** Start of Record set **

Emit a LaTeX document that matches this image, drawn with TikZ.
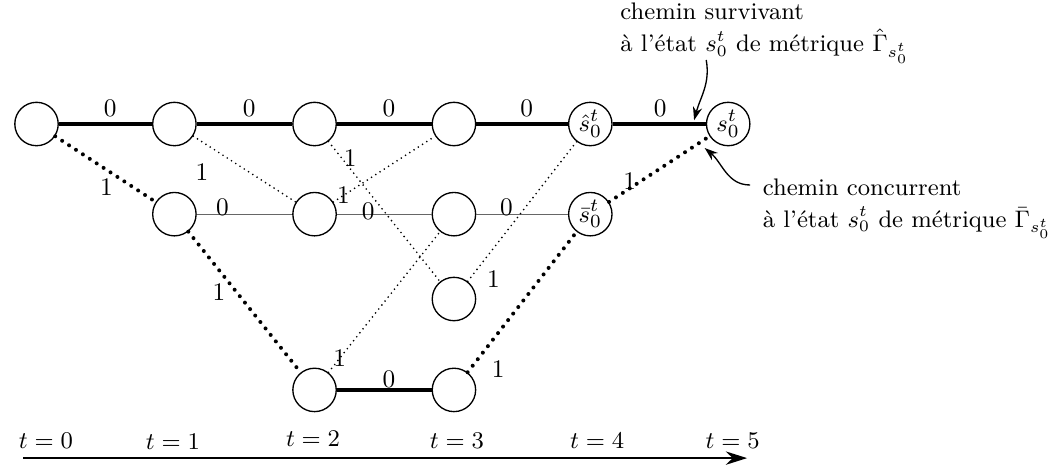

** End of Record set **
** Start of Record set **

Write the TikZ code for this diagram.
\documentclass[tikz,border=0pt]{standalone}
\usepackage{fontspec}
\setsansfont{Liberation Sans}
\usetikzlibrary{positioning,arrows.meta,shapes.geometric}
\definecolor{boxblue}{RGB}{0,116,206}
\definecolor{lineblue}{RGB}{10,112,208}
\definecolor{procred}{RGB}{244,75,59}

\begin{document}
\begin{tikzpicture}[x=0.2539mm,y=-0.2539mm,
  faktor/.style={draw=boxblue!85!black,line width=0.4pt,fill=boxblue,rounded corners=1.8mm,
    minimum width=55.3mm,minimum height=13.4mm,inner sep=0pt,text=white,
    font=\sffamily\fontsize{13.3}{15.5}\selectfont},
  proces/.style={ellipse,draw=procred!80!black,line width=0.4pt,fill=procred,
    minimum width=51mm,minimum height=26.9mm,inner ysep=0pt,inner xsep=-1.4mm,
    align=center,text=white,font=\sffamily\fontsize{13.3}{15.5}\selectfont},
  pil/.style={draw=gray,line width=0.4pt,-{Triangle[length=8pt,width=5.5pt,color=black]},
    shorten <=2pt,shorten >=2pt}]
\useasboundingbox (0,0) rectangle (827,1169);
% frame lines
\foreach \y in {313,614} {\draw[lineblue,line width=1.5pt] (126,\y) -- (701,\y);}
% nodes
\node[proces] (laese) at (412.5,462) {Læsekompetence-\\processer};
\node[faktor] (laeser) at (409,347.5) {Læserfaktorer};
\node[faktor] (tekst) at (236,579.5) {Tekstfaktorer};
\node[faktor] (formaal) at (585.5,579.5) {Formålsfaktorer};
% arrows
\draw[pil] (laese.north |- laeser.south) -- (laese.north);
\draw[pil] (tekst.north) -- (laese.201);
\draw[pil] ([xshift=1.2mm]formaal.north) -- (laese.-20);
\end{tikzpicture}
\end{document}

** End of Record set **

What you will do
Find the lines of the material that hold the word "this" and report their count alone.

Finished task
2